• **EXERCISE TASK**:
Give the count of lines that include the string "draw". Add nothing to it.

=== MATERIAL FOR THIS TASK ===

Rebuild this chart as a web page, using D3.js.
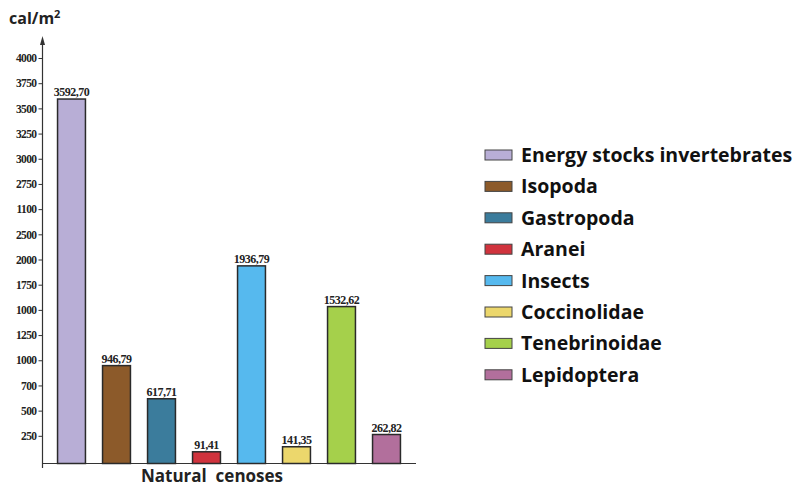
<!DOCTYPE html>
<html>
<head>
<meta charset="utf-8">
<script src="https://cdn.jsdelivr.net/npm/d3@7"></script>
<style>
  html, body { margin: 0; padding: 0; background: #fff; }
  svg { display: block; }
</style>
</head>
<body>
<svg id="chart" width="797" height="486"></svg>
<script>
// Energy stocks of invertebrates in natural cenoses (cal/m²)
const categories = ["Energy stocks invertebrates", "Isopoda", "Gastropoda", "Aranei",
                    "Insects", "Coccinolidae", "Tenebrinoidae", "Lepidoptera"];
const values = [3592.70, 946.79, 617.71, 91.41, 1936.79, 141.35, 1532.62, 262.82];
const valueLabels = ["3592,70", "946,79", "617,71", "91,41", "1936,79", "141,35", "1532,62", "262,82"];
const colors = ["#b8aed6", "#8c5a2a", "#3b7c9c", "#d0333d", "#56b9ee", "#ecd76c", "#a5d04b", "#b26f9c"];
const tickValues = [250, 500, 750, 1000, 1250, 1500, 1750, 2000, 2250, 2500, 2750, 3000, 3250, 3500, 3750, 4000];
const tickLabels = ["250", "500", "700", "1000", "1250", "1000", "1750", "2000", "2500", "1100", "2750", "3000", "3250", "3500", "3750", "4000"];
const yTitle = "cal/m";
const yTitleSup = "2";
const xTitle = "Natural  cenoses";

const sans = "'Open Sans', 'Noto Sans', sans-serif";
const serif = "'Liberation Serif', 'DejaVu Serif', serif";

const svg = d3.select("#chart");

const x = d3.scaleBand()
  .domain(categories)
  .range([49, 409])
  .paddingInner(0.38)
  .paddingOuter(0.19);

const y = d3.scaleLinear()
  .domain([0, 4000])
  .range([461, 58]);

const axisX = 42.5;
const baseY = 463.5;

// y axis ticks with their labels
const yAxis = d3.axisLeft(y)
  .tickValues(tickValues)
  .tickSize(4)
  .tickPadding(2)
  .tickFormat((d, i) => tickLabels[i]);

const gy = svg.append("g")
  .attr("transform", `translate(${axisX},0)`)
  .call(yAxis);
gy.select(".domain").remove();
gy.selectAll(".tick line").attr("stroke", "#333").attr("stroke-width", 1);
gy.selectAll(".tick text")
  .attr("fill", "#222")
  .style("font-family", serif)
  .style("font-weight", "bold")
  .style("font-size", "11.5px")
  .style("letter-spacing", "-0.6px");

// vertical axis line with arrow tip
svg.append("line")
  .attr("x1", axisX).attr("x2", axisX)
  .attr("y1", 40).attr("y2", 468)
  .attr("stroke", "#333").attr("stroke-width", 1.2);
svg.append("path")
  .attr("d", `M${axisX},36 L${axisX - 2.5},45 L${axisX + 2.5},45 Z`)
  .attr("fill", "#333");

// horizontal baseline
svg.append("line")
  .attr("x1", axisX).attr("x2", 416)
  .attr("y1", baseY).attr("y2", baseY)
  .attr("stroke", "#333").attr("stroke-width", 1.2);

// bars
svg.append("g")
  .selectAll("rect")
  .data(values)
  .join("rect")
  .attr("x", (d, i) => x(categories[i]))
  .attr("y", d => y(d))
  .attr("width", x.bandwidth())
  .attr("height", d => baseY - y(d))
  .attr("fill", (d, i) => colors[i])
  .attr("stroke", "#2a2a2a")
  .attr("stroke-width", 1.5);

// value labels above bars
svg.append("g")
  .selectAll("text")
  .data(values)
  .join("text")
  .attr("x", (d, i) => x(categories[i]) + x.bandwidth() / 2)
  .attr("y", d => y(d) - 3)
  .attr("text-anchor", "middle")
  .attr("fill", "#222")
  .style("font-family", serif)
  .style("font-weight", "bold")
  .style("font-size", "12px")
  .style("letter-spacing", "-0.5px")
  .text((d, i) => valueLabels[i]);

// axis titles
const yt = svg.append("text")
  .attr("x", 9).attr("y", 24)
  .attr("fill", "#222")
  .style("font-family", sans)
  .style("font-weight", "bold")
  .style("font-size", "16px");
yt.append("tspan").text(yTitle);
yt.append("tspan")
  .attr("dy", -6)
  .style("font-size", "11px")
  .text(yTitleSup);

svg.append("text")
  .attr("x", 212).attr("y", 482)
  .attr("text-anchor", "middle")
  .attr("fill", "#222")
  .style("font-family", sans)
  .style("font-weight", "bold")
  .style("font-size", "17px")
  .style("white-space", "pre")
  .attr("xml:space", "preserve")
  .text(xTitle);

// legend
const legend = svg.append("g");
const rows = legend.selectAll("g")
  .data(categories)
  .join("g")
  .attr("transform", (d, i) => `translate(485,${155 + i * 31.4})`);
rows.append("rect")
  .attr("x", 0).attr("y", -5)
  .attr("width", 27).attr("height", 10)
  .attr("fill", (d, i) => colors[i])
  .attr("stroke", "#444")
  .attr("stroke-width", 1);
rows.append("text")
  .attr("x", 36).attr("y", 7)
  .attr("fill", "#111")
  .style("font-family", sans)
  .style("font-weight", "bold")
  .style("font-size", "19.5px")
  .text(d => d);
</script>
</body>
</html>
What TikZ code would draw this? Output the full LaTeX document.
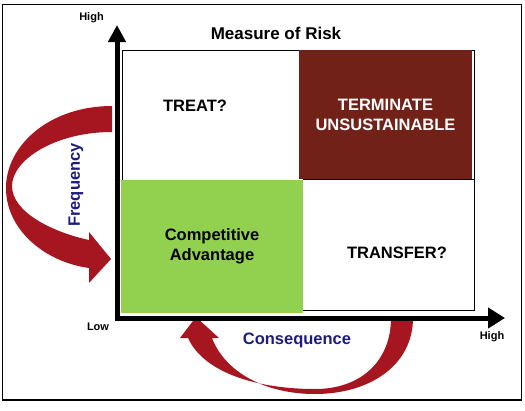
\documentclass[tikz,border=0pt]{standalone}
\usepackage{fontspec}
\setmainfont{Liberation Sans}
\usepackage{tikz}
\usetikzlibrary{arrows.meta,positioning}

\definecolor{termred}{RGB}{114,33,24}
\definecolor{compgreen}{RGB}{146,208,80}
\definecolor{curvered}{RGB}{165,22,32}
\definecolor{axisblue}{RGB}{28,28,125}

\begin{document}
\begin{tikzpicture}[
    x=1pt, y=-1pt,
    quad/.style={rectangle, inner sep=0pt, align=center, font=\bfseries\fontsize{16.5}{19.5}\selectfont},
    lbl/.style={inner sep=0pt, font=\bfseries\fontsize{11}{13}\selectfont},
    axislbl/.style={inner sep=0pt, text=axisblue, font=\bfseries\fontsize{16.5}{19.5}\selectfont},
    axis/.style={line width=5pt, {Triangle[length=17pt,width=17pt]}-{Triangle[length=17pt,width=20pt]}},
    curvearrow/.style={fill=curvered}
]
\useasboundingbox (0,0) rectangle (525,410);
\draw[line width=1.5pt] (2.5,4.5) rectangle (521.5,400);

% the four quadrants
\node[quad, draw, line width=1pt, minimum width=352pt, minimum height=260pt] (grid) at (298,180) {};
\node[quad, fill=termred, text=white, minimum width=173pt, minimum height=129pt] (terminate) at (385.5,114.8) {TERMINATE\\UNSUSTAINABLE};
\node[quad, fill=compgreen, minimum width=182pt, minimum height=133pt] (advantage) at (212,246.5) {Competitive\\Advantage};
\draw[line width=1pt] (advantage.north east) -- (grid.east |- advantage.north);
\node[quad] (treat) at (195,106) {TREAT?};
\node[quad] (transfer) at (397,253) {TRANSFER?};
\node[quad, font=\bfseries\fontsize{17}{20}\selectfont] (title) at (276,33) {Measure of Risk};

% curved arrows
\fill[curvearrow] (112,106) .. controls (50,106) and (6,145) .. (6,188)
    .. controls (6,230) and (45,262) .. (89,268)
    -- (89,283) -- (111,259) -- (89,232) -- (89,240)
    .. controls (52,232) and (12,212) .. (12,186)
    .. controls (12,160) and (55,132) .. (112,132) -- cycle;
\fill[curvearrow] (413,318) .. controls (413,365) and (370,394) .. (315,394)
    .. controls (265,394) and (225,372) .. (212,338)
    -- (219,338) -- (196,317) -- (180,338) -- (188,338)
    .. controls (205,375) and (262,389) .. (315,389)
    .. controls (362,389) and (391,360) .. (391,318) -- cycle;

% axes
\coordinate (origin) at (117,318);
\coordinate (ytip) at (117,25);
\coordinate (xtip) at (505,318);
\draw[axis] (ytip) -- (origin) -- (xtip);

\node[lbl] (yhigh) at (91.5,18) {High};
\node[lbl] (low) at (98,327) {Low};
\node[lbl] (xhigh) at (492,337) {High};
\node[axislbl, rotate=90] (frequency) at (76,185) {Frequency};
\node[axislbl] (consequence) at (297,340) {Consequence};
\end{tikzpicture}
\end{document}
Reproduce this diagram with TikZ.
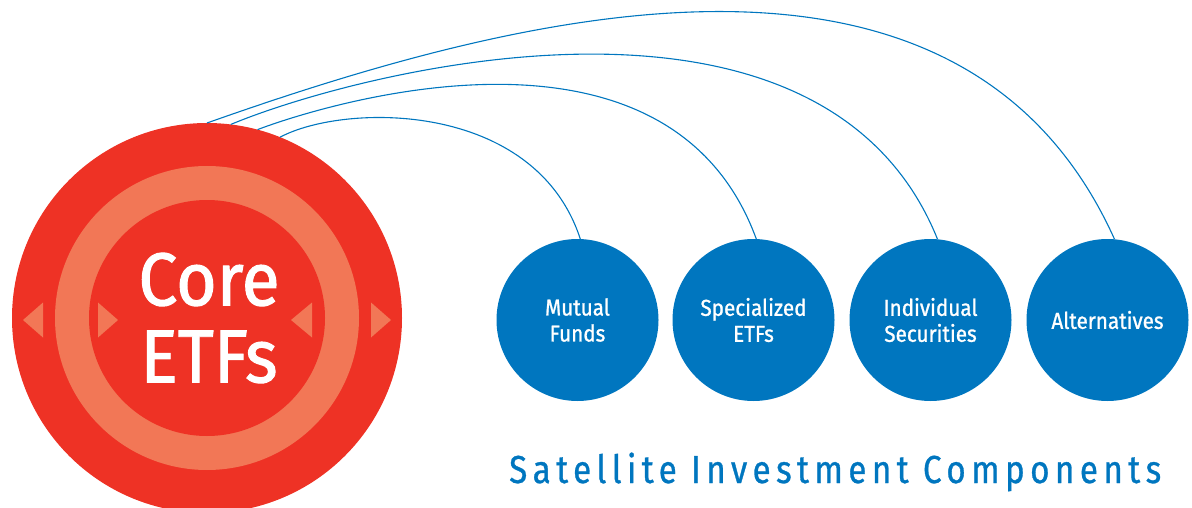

===

• **EXERCISE RESPONSE**:
5